Fein v Fein
2014 NY Slip Op 00201 [113 AD3d 647]
January 15, 2014
Appellate Division, Second Department
Published by New York State Law Reporting Bureau pursuant to Judiciary Law § 431.
As corrected through Wednesday, March 5, 2014


Mitchell Fein, Respondent,
v
Julie Fein, Appellant.

[*1] DelBello Donnellan Weingarten Wise & Wiederkehr, LLP, White Plains, N.Y. (Evan Wiederkehr of counsel), for appellant.

Jeffrey S. Schecter & Associates, P.C., Garden City, N.Y. (Bryce R. Levine of counsel), for respondent.

In an action for a divorce and ancillary relief, the defendant appeals, as limited by her brief, from stated portions of a judgment of the Supreme Court, Westchester County (Tolbert, J.), dated December 22, 2011, which, upon a decision of the same court dated November 10, 2011, made after a nonjury trial, inter alia, directed the plaintiff to pay child support in the sum of only $450 per week and maintenance in the sum of only $346.15 per week for three years.

Ordered that the judgment is affirmed insofar as appealed from, with costs.

The parties were married in 1993 and have three children, born in 1994, 1996, and 1998, respectively. The plaintiff worked as a trader in the financial industry before losing his job in late 2009, and the defendant stayed at home with the children. The plaintiff commenced this action for a divorce and ancillary relief in March 2009, and the matter proceeded to a nonjury trial in June 2011.

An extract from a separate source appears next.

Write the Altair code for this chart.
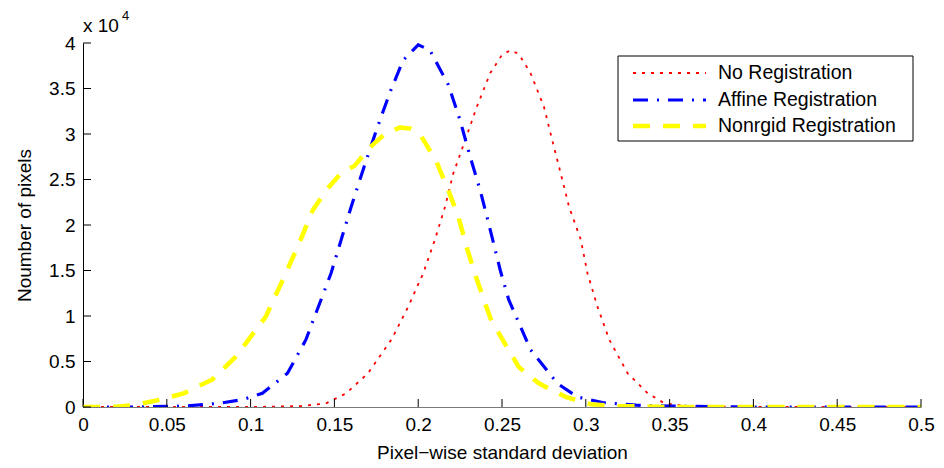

Contrary to the defendant's contentions, the Supreme Court did not improvidently exercise its discretion in imputing to the plaintiff an annual income of only $125,000 for the purpose of calculating child support, given the plaintiff's current employment situation, his future earning capacity, and the evidence presented relating to additional streams of income (see Haagen-Islami v Islami, 96 AD3d 1004 [2012]). In addition, the court properly imputed an annual income of $65,000 to the defendant (see Domestic Relations Law § 240 [1-b] [b] [5] [iv] [D]).

Contrary to the defendant's further contention, the Supreme Court's determination to calculate the parties' child support obligations based on the $130,000 statutory cap is adequately supported by the record, and was not an improvident exercise of discretion (see generally Matter of Cassano v Cassano, 85 NY2d 649 [1995]; Iarocci v Iarocci, 98 AD3d 999 [2012]).

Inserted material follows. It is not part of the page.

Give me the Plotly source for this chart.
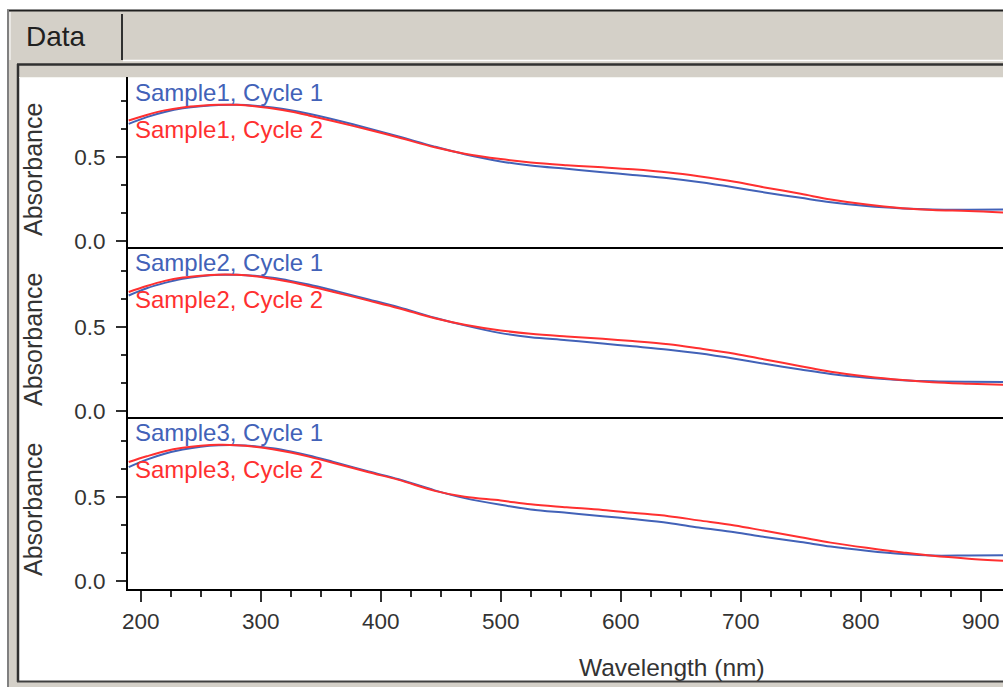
import plotly.graph_objects as go
from plotly.subplots import make_subplots

# ---------------- data ----------------
wavelength = [190, 205, 220, 235, 250, 265, 280, 295, 310, 325, 340, 360, 390, 415, 445,
              470, 500, 525, 555, 585, 610, 640, 665, 695, 720, 750, 775, 805, 835, 860, 890, 920]

s1_cycle1 = [0.695, 0.735, 0.765, 0.787, 0.800, 0.807, 0.808, 0.803, 0.792, 0.776, 0.755, 0.722,
             0.668, 0.620, 0.560, 0.515, 0.472, 0.448, 0.428, 0.408, 0.392, 0.372, 0.350, 0.318,
             0.288, 0.256, 0.230, 0.207, 0.193, 0.187, 0.186, 0.187]
s1_cycle2 = [0.715, 0.748, 0.775, 0.792, 0.802, 0.808, 0.808, 0.800, 0.786, 0.768, 0.745, 0.712,
             0.660, 0.614, 0.556, 0.518, 0.486, 0.466, 0.450, 0.437, 0.425, 0.406, 0.384, 0.352,
             0.318, 0.280, 0.246, 0.216, 0.195, 0.184, 0.178, 0.168]

s2_cycle1 = [0.685, 0.728, 0.760, 0.785, 0.800, 0.808, 0.808, 0.802, 0.790, 0.772, 0.750, 0.716,
             0.662, 0.616, 0.553, 0.508, 0.462, 0.438, 0.420, 0.400, 0.384, 0.364, 0.342, 0.310,
             0.280, 0.246, 0.220, 0.198, 0.183, 0.176, 0.173, 0.172]
s2_cycle2 = [0.706, 0.742, 0.772, 0.792, 0.803, 0.809, 0.808, 0.800, 0.784, 0.765, 0.742, 0.708,
             0.655, 0.610, 0.550, 0.512, 0.478, 0.458, 0.442, 0.428, 0.415, 0.396, 0.372, 0.340,
             0.306, 0.266, 0.233, 0.205, 0.184, 0.171, 0.162, 0.155]

s3_cycle1 = [0.676, 0.720, 0.755, 0.780, 0.797, 0.805, 0.806, 0.800, 0.787, 0.768, 0.745, 0.708,
             0.650, 0.604, 0.538, 0.492, 0.452, 0.425, 0.405, 0.385, 0.368, 0.345, 0.318, 0.290,
             0.262, 0.232, 0.205, 0.180, 0.160, 0.151, 0.152, 0.154]
s3_cycle2 = [0.706, 0.740, 0.770, 0.790, 0.802, 0.808, 0.806, 0.797, 0.782, 0.762, 0.738, 0.702,
             0.645, 0.600, 0.535, 0.500, 0.478, 0.455, 0.438, 0.422, 0.405, 0.385, 0.360, 0.330,
             0.298, 0.260, 0.228, 0.197, 0.170, 0.150, 0.133, 0.120]

samples = ["Sample1", "Sample2", "Sample3"]
cycle_labels = ["Cycle 1", "Cycle 2"]
panel_data = [(s1_cycle1, s1_cycle2), (s2_cycle1, s2_cycle2), (s3_cycle1, s3_cycle2)]

x_ticks = [200, 300, 400, 500, 600, 700, 800, 900]
y_ticks = [0.0, 0.5]
y_tick_text = ["0.0", "0.5"]

# ---------------- style ----------------
W, H = 1003, 687
PL, PR, PT, PB = 128, 1003, 77, 589  # plot area in pixels
BLUE = "#4262B8"
RED = "#FF3030"
GRAY = "#D4D0C8"
FONT = "Liberation Sans, Arial, sans-serif"


def px(x):
    return (x - PL) / (PR - PL)


def py(y):
    return (PB - y) / (PB - PT)


panel_px = [(77, 247), (247, 417), (417, 589)]
yranges = [[-0.0356, 0.973], [-0.0356, 0.973], [-0.047, 0.973]]

fig = make_subplots(rows=3, cols=1, shared_xaxes=True, vertical_spacing=0)

for i, (c1, c2) in enumerate(panel_data):
    fig.add_trace(go.Scatter(x=wavelength, y=c1, mode="lines", line=dict(color=BLUE, width=2, shape="spline"),
                             name=f"{samples[i]}, {cycle_labels[0]}", showlegend=False), row=i + 1, col=1)
    fig.add_trace(go.Scatter(x=wavelength, y=c2, mode="lines", line=dict(color=RED, width=2, shape="spline"),
                             name=f"{samples[i]}, {cycle_labels[1]}", showlegend=False), row=i + 1, col=1)

for i in range(3):
    top, bot = panel_px[i]
    dom = [py(bot), py(top)]
    yname = "yaxis" if i == 0 else f"yaxis{i + 1}"
    xname = "xaxis" if i == 0 else f"xaxis{i + 1}"
    fig.layout[yname].update(
        domain=dom, range=yranges[i], showgrid=False, zeroline=False,
        showline=True, linecolor="black", linewidth=2,
        tickmode="array", tickvals=y_ticks, ticktext=y_tick_text,
        ticks="outside", ticklen=10, tickwidth=2, tickcolor="#303030",
        tickfont=dict(family=FONT, size=22.5, color="#333333"),
        ticklabelstandoff=6,
        minor=dict(dtick=0.5 / 3, tick0=0, ticks="outside", ticklen=5, tickwidth=2, tickcolor="#303030"),
    )
    last = i == 2
    fig.layout[xname].update(
        range=[189.4, 918.6], showgrid=False, zeroline=False,
        showline=True, linecolor="black", linewidth=2,
        tickmode="array", tickvals=x_ticks if last else [],
        ticks="outside" if last else "", ticklen=11, tickwidth=2, tickcolor="#303030",
        showticklabels=last,
        tickfont=dict(family=FONT, size=22.5, color="#333333"),
        minor=dict(dtick=25, tick0=0, ticks="outside", ticklen=6, tickwidth=2, tickcolor="#303030") if last else dict(ticks=""),
    )

shapes = []
# window gray background
shapes.append(dict(type="rect", xref="paper", yref="paper", x0=px(7), x1=px(1010), y0=py(10), y1=py(690),
                   fillcolor=GRAY, line=dict(width=0), layer="below"))
# outer frame lines
shapes.append(dict(type="line", xref="paper", yref="paper", x0=px(7), x1=px(1010), y0=py(10.5), y1=py(10.5),
                   line=dict(color="#202020", width=2), layer="below"))
shapes.append(dict(type="line", xref="paper", yref="paper", x0=px(8), x1=px(8), y0=py(10), y1=py(690),
                   line=dict(color="#808080", width=2), layer="below"))
# tab edges
shapes.append(dict(type="line", xref="paper", yref="paper", x0=px(122), x1=px(122), y0=py(14), y1=py(60),
                   line=dict(color="#303030", width=2), layer="below"))
shapes.append(dict(type="line", xref="paper", yref="paper", x0=px(10), x1=px(10), y0=py(12), y1=py(60),
                   line=dict(color="#FFFFFF", width=1), layer="below"))
shapes.append(dict(type="line", xref="paper", yref="paper", x0=px(123), x1=px(1010), y0=py(60.5), y1=py(60.5),
                   line=dict(color="#FFFFFF", width=1.5), layer="below"))
# inner panel white area
shapes.append(dict(type="rect", xref="paper", yref="paper", x0=px(19), x1=px(1010), y0=py(77), y1=py(681),
                   fillcolor="white", line=dict(width=0), layer="below"))
# inner panel border
shapes.append(dict(type="line", xref="paper", yref="paper", x0=px(17), x1=px(1010), y0=py(64.5), y1=py(64.5),
                   line=dict(color="#303030", width=2.5), layer="below"))
shapes.append(dict(type="line", xref="paper", yref="paper", x0=px(18), x1=px(18), y0=py(64), y1=py(682),
                   line=dict(color="#303030", width=2.5), layer="below"))
shapes.append(dict(type="line", xref="paper", yref="paper", x0=px(17), x1=px(1010), y0=py(681.5), y1=py(681.5),
                   line=dict(color="#404040", width=2), layer="below"))
shapes.append(dict(type="line", xref="paper", yref="paper", x0=px(19), x1=px(1010), y0=py(77.5), y1=py(77.5),
                   line=dict(color="#F4F4F0", width=1), layer="below"))

annotations = []
annotations.append(dict(text="Data", xref="paper", yref="paper", x=px(56), y=py(36), xanchor="center", yanchor="middle",
                        showarrow=False, font=dict(family=FONT, size=28, color="#202020")))
for i in range(3):
    off = 170 * i
    annotations.append(dict(text="Absorbance", xref="paper", yref="paper", x=px(33), y=py(170 + off),
                            xanchor="center", yanchor="middle", textangle=-90, showarrow=False,
                            font=dict(family=FONT, size=25, color="#333333")))
    annotations.append(dict(text=f"{samples[i]}, {cycle_labels[0]}", xref="paper", yref="paper", x=px(133), y=py(92 + off),
                            xanchor="left", yanchor="middle", showarrow=False,
                            font=dict(family=FONT, size=24, color=BLUE)))
    annotations.append(dict(text=f"{samples[i]}, {cycle_labels[1]}", xref="paper", yref="paper", x=px(133), y=py(129 + off),
                            xanchor="left", yanchor="middle", showarrow=False,
                            font=dict(family=FONT, size=24, color=RED)))
annotations.append(dict(text="Wavelength (nm)", xref="paper", yref="paper", x=px(672), y=py(667),
                        xanchor="center", yanchor="middle", showarrow=False,
                        font=dict(family=FONT, size=24.5, color="#333333")))

fig.update_layout(
    width=W, height=H,
    margin=dict(l=PL, r=W - PR, t=PT, b=H - PB, pad=0),
    paper_bgcolor="white", plot_bgcolor="white",
    shapes=shapes, annotations=annotations, showlegend=False,
)

fig.write_html("out.html", config={"displayModeBar": False},
               post_script="document.body.style.margin='0';document.body.style.overflow='hidden';")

We also reject the defendant's contention that the amount and duration of the maintenance award was inadequate. "[T]he amount and duration of maintenance is a matter committed to the sound discretion of the trial court, and every case must be determined on its own [*2]unique facts" (Wortman v Wortman, 11 AD3d 604, 606 [2004]). Here, under the totality of the circumstances, including the fact that the defendant is college educated and capable of seeking employment, the Supreme Court's award of maintenance in the sum of $346.15 per week for three years is adequate in amount and duration (see Groesbeck v Groesbeck, 51 AD3d 722 [2008]).

The defendant's remaining contentions are without merit. Mastro, J.P., Leventhal, Austin and Sgroi, JJ., concur.